Discussion in 'Fugu's Business of Hockey Forum' started by nomorekids, Nov 23, 2004.
Another issue the NHLPA doesn't bring up is the sunk costs from restructured teams such as Ottawa, Pittsburgh, Buffalo, etc. Previous owners wrote off expenses that will likely never be recovered. Therefore, the current annual losses of teams like that are severely understated. Thats an undisputable fact.
I thought there were supposed to be a RISK of losing money in hockey business like in any other business, even all of your investment + some, in the capitalist system.
But no sir, NHL doesn't want that, the only people losing money should be the fans, taxpayers and hockey players, not the poor billionaire owners.
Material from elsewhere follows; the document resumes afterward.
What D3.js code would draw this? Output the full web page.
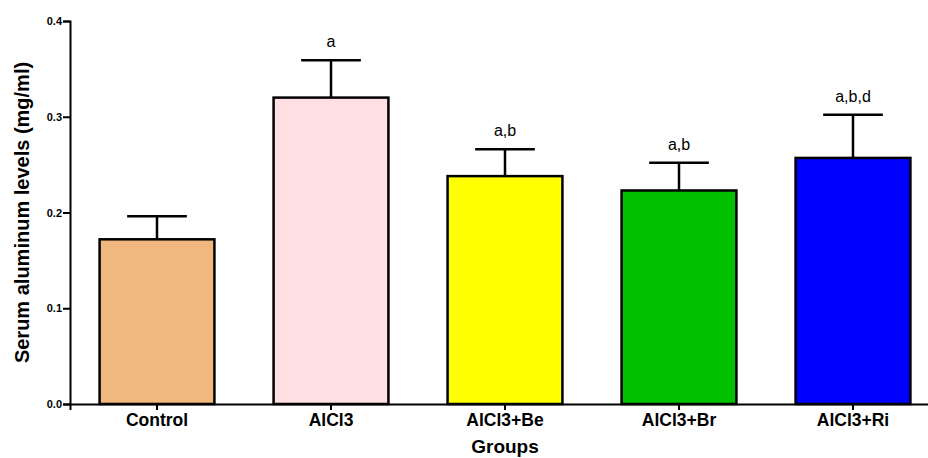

Their NHL expenses are NIL, their NHL incomes are NIL. No proft and no loss. They are breaking even despite the lockout. Nobody has asked the players to lose money (NHLPA and its 5% rollback is the closest). So not even in the lockout are the players losing money, they just aren't making any.
I thought Dukla Nation was talking about previous owners, which I was referring to with my comment.
The fans have the largest net outlay of money; owners are mostly up, players are all up. How many players have lost money (excluding opportunity cost)? Only failed juniors have actually booked a net loss. Virtually everyone else has made off well. Ever look at some useless AHL vets who make US$400K per year?
The point I was trying to make is that certain teams that have undergone financial restructuring look more profitable than they should. Take a look at the new version of MCI/Worldcom. Is that a true reflection of its costs? I don't think so.
I heard that someone from Forbes was on TSN last week and stated that their formula for determining a team's worth is simply revenues x 2 - a little crude and weak if you ask me...
Forbes simply does not have the time to spend all the hours needed to go through the books of all the teams.
Either way, even if you believe Forbes' numbers, the end result is the same - the current system is not working (there is still a net loss) and it needs fixing.
Forbes has all the time in the world to study books, the problem is that they don't have any access to the books so their estimation is extremely shaky, both in theory and practice (as shown by the actual prices of sold franchises).
Anybody who uses Forbes' report as some kind of evidence is, well, extremely naive at best and downright stupid at worst.
sure, there's a chance to lose
But smart business owners setup their businesses to make money. WHICH is exactly where we are at with the lockout.
Any team could make money in the NHL, some do and make a lot of money. The problem the NHL has is they have owners willing to lose money for the chance at the Cup. Some teams like the Wings count playoff revenue before they've even made the playoffs. Thats why they have been losing money over the past two years because the team did not go as far in the playoff as they projected. Who's fault is that? Cant blame that one on the players. The old saying is dont count your chickens before they hatch and several teams are playing with fire. If a team would set their budgets on expected regular season revenue only they would be in better shape. Maybe the NHL should have set up the old CBA were as all playoff revenue is pooled and disturbed to all 30 teams.